EXERCISE INPUTS ::
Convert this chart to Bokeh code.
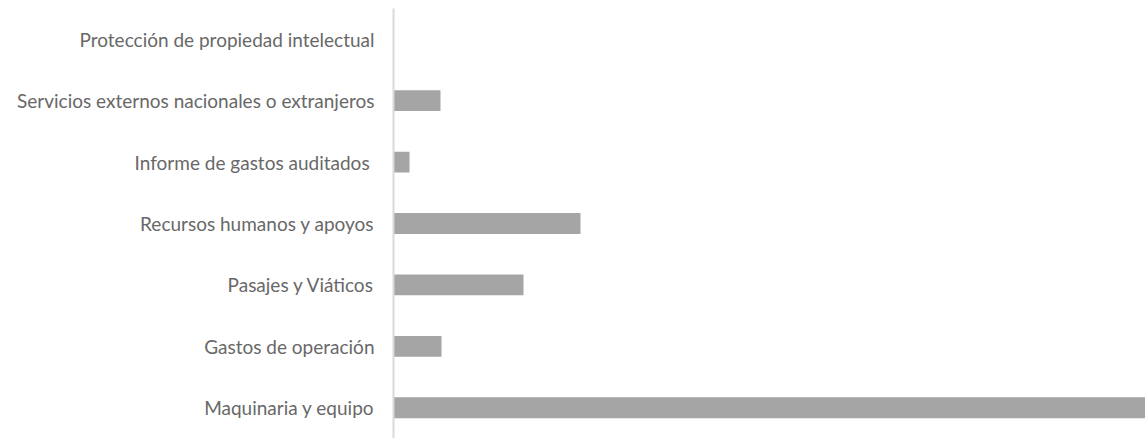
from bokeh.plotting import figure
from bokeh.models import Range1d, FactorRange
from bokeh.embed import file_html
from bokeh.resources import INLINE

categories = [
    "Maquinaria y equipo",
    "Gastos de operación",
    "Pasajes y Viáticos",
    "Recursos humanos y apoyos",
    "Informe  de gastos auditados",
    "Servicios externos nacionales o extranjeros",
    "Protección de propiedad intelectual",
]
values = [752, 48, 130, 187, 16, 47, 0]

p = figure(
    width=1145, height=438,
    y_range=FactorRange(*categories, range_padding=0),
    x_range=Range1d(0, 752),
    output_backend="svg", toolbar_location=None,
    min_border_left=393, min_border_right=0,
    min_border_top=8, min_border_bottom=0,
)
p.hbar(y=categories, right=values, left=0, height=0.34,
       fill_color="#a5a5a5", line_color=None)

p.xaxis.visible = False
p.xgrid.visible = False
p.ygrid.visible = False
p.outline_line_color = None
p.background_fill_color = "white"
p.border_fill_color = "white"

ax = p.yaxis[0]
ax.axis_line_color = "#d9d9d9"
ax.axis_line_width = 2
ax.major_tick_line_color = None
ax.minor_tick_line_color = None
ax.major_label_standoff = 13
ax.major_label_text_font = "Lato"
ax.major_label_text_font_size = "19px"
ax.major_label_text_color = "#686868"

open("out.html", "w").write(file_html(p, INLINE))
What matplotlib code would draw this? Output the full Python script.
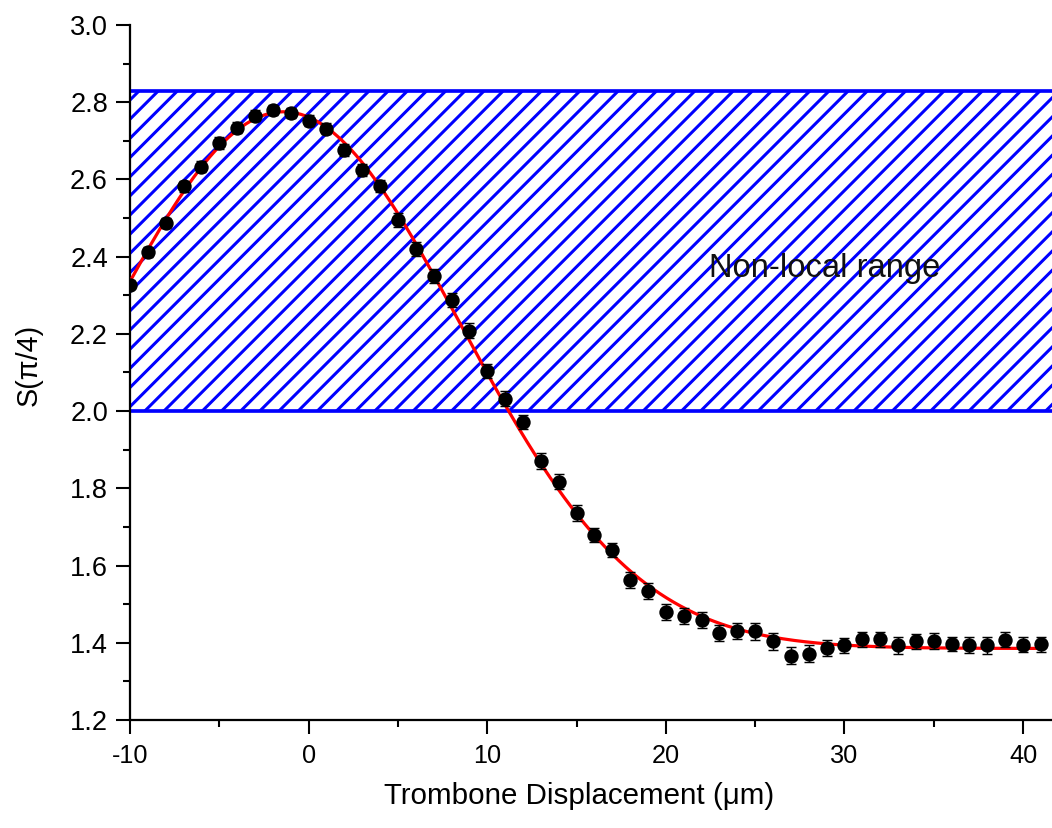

WHAT IS EXPECTED :: Please quote the lines of the material, beginning with the first and ending with the one that contains "values = [752, 48, 130, 187, 16, 47, 0]", exactly as written and without any pictures.

SOLVED PROBLEM ::
Convert this chart to Bokeh code.
from bokeh.plotting import figure
from bokeh.models import Range1d, FactorRange
from bokeh.embed import file_html
from bokeh.resources import INLINE

categories = [
    "Maquinaria y equipo",
    "Gastos de operación",
    "Pasajes y Viáticos",
    "Recursos humanos y apoyos",
    "Informe  de gastos auditados",
    "Servicios externos nacionales o extranjeros",
    "Protección de propiedad intelectual",
]
values = [752, 48, 130, 187, 16, 47, 0]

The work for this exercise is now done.